## SHORT PROBLEM
Once the pictures are set aside, transcribe the remaining data exactly.

## AVAILABLE DATA
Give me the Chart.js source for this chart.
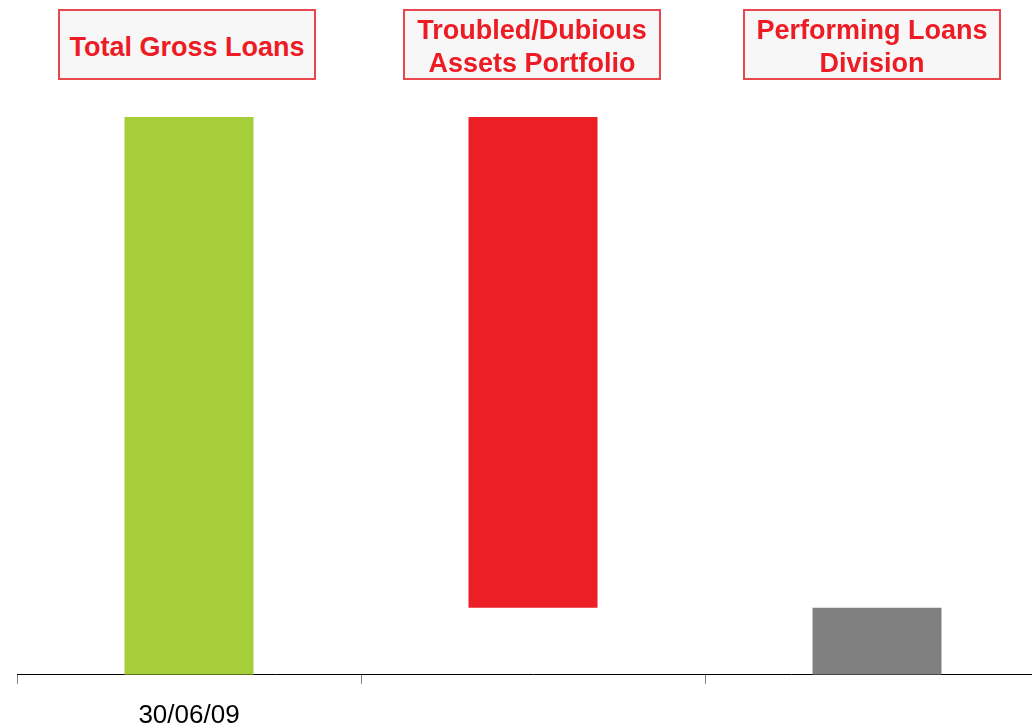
<!DOCTYPE html>
<html>
<head>
<meta charset="utf-8">
<script src="https://cdn.jsdelivr.net/npm/chart.js@4"></script>
<style>
  html, body { margin: 0; padding: 0; background: #ffffff; overflow: hidden; }
  #wrap { position: relative; width: 1032px; height: 728px; overflow: hidden; }
  #c { position: absolute; left: 0; top: 0; }
  .hdr {
    position: absolute; top: 9px; height: 71px; box-sizing: border-box;
    border: 2px solid #e9474f; background: #f7f7f7;
    color: #ed1c24; font-family: "Liberation Sans", Arial, sans-serif;
    font-weight: bold; font-size: 27px; line-height: 33px;
    display: flex; align-items: center; justify-content: center; text-align: center;
    white-space: nowrap; padding-top: 5px;
  }
</style>
</head>
<body>
<div id="wrap">
  <canvas id="c" width="1050" height="747"></canvas>
  <div class="hdr" style="left:58px;width:258px;">Total Gross Loans</div>
  <div class="hdr" style="left:403px;width:258px;">Troubled/Dubious<br>Assets Portfolio</div>
  <div class="hdr" style="left:743px;width:258px;">Performing Loans<br>Division</div>
</div>
<script>
// Data
const categories = ["30/06/09", "", ""];
const barStart = [0, 12, 0];
const barEnd = [100, 100, 12];
const barColors = ["#a6ce39", "#ec1f26", "#808080"];

const ctx = document.getElementById('c').getContext('2d');
new Chart(ctx, {
  type: 'bar',
  data: {
    labels: categories,
    datasets: [{
      data: barStart.map((s, i) => [s, barEnd[i]]),
      backgroundColor: barColors,
      borderWidth: 0,
      barPercentage: 0.375,
      categoryPercentage: 1.0
    }]
  },
  options: {
    responsive: false,
    animation: false,
    devicePixelRatio: 1,
    layout: { padding: { left: 17, right: 1, top: 117, bottom: 0 } },
    plugins: { legend: { display: false }, tooltip: { enabled: false } },
    scales: {
      x: {
        offset: true,
        grid: {
          display: true, drawOnChartArea: false, drawTicks: true,
          tickLength: 9, color: '#808080', lineWidth: 1, offset: true
        },
        border: { display: true, color: '#000000', width: 1 },
        ticks: {
          color: '#000000', padding: 16,
          font: { family: '"Liberation Sans", Arial, sans-serif', size: 26 },
          maxRotation: 0, autoSkip: false
        }
      },
      y: {
        display: false,
        min: 0, max: 100
      }
    }
  }
});
</script>
</body>
</html>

## ANSWER FOR THIS EXERCISE
Give me the Chart.js source for this chart.
<!DOCTYPE html>
<html>
<head>
<meta charset="utf-8">
<script src="https://cdn.jsdelivr.net/npm/chart.js@4"></script>
<style>
  html, body { margin: 0; padding: 0; background: #ffffff; overflow: hidden; }
  #wrap { position: relative; width: 1032px; height: 728px; overflow: hidden; }
  #c { position: absolute; left: 0; top: 0; }
  .hdr {
    position: absolute; top: 9px; height: 71px; box-sizing: border-box;
    border: 2px solid #e9474f; background: #f7f7f7;
    color: #ed1c24; font-family: "Liberation Sans", Arial, sans-serif;
    font-weight: bold; font-size: 27px; line-height: 33px;
    display: flex; align-items: center; justify-content: center; text-align: center;
    white-space: nowrap; padding-top: 5px;
  }
</style>
</head>
<body>
<div id="wrap">
  <canvas id="c" width="1050" height="747"></canvas>
  <div class="hdr" style="left:58px;width:258px;">Total Gross Loans</div>
  <div class="hdr" style="left:403px;width:258px;">Troubled/Dubious<br>Assets Portfolio</div>
  <div class="hdr" style="left:743px;width:258px;">Performing Loans<br>Division</div>
</div>
<script>
// Data
const categories = ["30/06/09", "", ""];
const barStart = [0, 12, 0];
const barEnd = [100, 100, 12];
const barColors = ["#a6ce39", "#ec1f26", "#808080"];

const ctx = document.getElementById('c').getContext('2d');
new Chart(ctx, {
  type: 'bar',
  data: {
    labels: categories,
    datasets: [{
      data: barStart.map((s, i) => [s, barEnd[i]]),
      backgroundColor: barColors,
      borderWidth: 0,
      barPercentage: 0.375,
      categoryPercentage: 1.0
    }]
  },
  options: {
    responsive: false,
    animation: false,
    devicePixelRatio: 1,
    layout: { padding: { left: 17, right: 1, top: 117, bottom: 0 } },
    plugins: { legend: { display: false }, tooltip: { enabled: false } },
    scales: {
      x: {
        offset: true,
        grid: {
          display: true, drawOnChartArea: false, drawTicks: true,
          tickLength: 9, color: '#808080', lineWidth: 1, offset: true
        },
        border: { display: true, color: '#000000', width: 1 },
        ticks: {
          color: '#000000', padding: 16,
          font: { family: '"Liberation Sans", Arial, sans-serif', size: 26 },
          maxRotation: 0, autoSkip: false
        }
      },
      y: {
        display: false,
        min: 0, max: 100
      }
    }
  }
});
</script>
</body>
</html>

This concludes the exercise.